The Urban Transitions Hub, the AESOP Young Academics Network and project “UrbanoScenes: Post-colonial imaginaries of urbanisation”, with the support of Research Group SHIFT: Environment, Territory and Society of ICS-ULisboa, will host the third edition of the Lisbon Early-Career Workshop in Urban Studies, from 8 to 10 of November 2023. Circa 30 PhD candidates and early-career scholars will have the opportunity to present and discuss their research projects and/or findings during a 3-days event organised as a space of exchange, debate and learning.

The topic for this edition is “Imaginaries of inhabitation, or, the future of planetary dwelling”. From the global housing crisis and the Covid-19 pandemic, all the way to the looming climate catastrophe, the present predicament seems to be one where the very possibility for inhabiting is being increasingly put under stress. In and outside the urban, human and non-human animals alike seem to be increasingly struggling to find their space, place and time to dwell, to reside. Urban, geographic, sociological and anthropological critique, indeed, have explored and exposed the multiple scales and plural subjectivities of the global crisis of inhabitation. Consider, as just some examples, to the role of debt, in the fields of housing and social reproduction, in foreclosing the future,[1] to the long-term implications political ecology of global austerity,[2] to the transformations of animal dwelling in the context of urbanisation[3] or to the challenges for breathing amid respiratory diseases and the oppressive atmosphere or racism.[4]Think, in broad terms, about the slow violence of the Anthropocene,[5] the controversial calls for geo-engineering our way out of the planetary crisis,[6] the growing attempts to transform urbanised spaces and places for human and other forms of life[7] or, more generally, about the many non-Western populations that already experience the (violent) end of the world as they knew it, and the necessity to find new ways to re-inhabit it.[8]

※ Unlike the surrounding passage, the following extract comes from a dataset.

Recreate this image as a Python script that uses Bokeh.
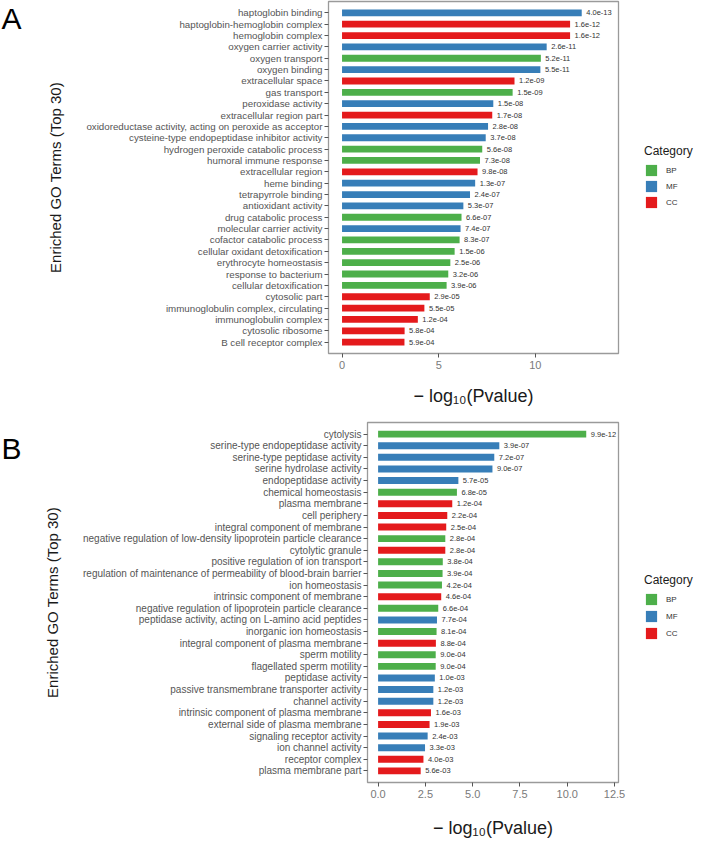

Drawing from this breeding ground, in this workshop, we encourage participants to think prospectively, imaginatively and speculatively on what futures there may be for our common planetary dwelling. We aim to discuss projects and paper drafts that address the imaginaries of inhabitation at multiples scales and from diverse perspectives (human and other): from the seeds for different housing policy/politics, to the trajectories of more-than-human kinship, interbeing and intermingling; from the catastrophic/hopeful political ecology of the Anthropocene to the new ways of breathing in a pandemic planet; even to arguments for thinking ‘beyond’ inhabitation.[9]

It is not specific topics or themes that we aim to discuss, but attempts to think the future of planetary dwelling through the lenses of urban studies, geography, spatial policy and planning, architecture, anthropology, and so forth. What we are keen to receive are projects and papers that deal with inhabitation – in the widest possible sense – by exploring its imaginaries, futures, desires and anxieties.

As the main goal of the workshop is to offer a space for discussion and improvement of ongoing research, papers will above all consider theoretical questions and development, preliminary analyses of empirical findings and reflections on epistemological/methodological dimensions – or a mix of two or more of these approaches.